How to train a binary classifier

A binary classifier sorts items into two groups, based off item attributes.

To get started, prepare a single table with one item per row, and columns as attributes.

Then find the button on the Models page, and follow along below to train an initial model.

Train a New Binary Classifier

Start here

There's a button like this on the Models page. That's the one you want.

Model name

Give your creation a name



Don't worry, you can change it later.

Connection

The name of the connection you set up earlier



This is where the training job will go for data.

Table

The table with training data



Write schema.table here to specify a schema.

Make sure the user specified by the connection has permission to run a SELECT on the table.

Filter

SQL expression used to filter down items



All rows that evaluate to true will be used to build the model.

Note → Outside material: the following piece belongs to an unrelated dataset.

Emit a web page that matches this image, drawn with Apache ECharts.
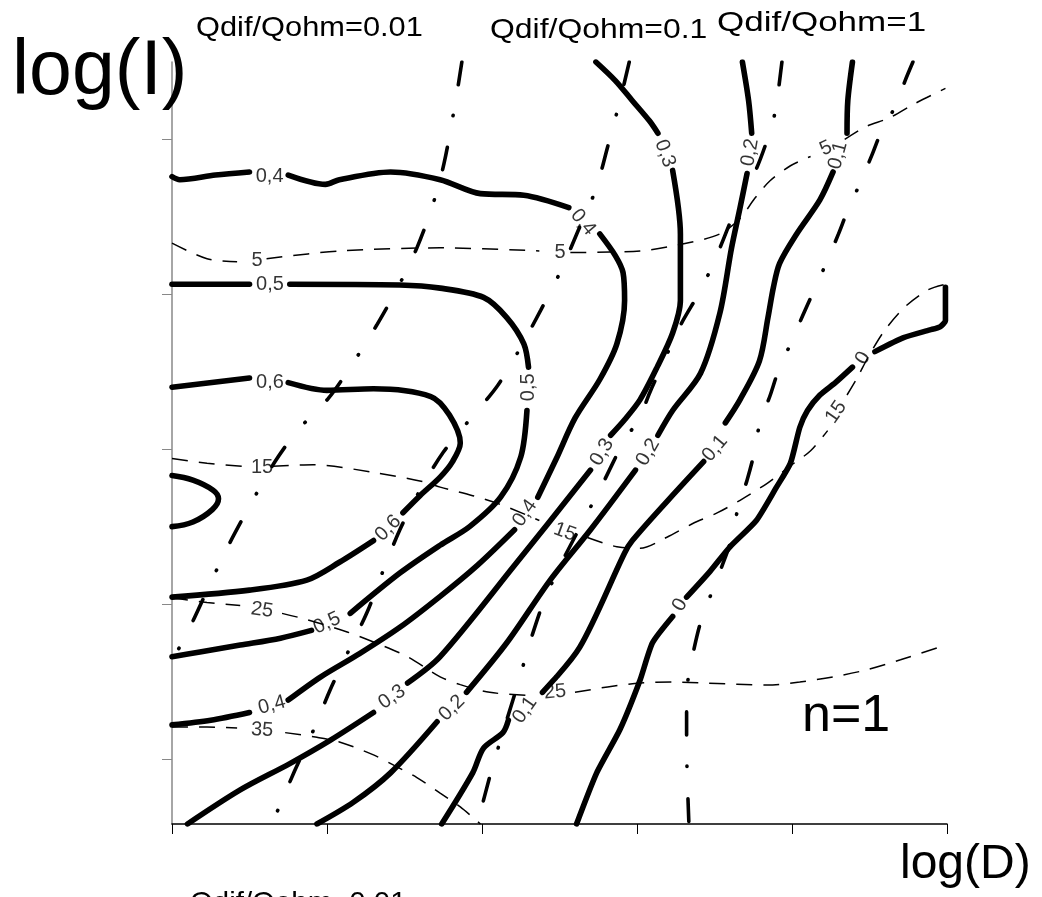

This is a great place to specify (for example) a date range, to get a repeatable set of items even as the table grows.

Test set

SQL expression specifying if an item is in the test set



This will be used to split items into two groups, one for training the model, and one for evaluating (or "testing") the model. All rows that evaluate to true will be used in the test set.

A larger training set will generally yield better models, while a larger test set will give a more-accurate measure of model accuracy, to a point. When in doubt, start with a 50/50 split.

Response

Column name (or SQL expression) for the item attribute the model should predict

This should be valued 0 and 1, or true and false.

Item id

Column name (or SQL expression) uniquely identifying the item



You'll use this later to inspect predictions for specific items.

Predictors

Column names (or SQL expressions) of item attributes to use when making a prediction

One predictor per line. There are two kinds here:

1. Numeric predictors

Real-valued attributes with many possible values, and real-valued attributes where nearby values are related


The model will make use of the distance between attribute values.

2. Categorical predictors

All other attributes


The model will learn separately for each attribute value.

Train

Start the training job



Your model will be ready in a couple of minutes.